Collected data:
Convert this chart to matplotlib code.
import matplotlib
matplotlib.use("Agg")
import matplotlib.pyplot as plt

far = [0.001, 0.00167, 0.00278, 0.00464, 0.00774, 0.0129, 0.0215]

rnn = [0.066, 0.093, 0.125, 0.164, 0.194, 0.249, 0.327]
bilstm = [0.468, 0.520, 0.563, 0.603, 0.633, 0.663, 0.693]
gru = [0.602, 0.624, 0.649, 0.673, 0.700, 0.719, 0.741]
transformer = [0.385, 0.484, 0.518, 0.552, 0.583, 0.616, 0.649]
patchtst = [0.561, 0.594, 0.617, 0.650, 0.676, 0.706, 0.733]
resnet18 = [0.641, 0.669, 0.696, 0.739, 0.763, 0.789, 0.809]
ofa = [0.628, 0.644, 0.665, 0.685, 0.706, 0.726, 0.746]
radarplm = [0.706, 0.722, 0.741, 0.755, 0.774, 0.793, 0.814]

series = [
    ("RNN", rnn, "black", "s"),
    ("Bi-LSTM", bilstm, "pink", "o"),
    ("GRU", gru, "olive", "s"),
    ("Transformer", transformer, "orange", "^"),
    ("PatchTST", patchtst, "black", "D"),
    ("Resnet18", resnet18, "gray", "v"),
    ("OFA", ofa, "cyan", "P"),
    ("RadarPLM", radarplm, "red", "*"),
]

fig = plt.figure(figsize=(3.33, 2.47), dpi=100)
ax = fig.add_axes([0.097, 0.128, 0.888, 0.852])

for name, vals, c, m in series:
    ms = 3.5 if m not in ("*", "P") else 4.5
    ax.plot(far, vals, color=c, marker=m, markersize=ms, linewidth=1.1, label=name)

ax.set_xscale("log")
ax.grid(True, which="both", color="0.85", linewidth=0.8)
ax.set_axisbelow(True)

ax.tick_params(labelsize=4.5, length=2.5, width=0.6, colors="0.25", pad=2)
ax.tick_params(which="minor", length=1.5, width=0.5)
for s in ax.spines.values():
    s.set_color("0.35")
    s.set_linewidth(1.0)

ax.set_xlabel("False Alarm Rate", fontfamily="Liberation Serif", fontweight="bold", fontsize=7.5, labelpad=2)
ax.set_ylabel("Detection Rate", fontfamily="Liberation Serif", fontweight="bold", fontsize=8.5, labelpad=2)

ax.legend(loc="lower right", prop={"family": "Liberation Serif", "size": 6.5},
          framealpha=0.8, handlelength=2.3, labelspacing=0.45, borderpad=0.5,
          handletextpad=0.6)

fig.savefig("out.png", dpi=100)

What you should do:
Copy the lines from the start of the data verbatim, stopping after the line containing "0.00774, 0.0129, 0.0215]".

Correct answer:
Convert this chart to matplotlib code.
import matplotlib
matplotlib.use("Agg")
import matplotlib.pyplot as plt

far = [0.001, 0.00167, 0.00278, 0.00464, 0.00774, 0.0129, 0.0215]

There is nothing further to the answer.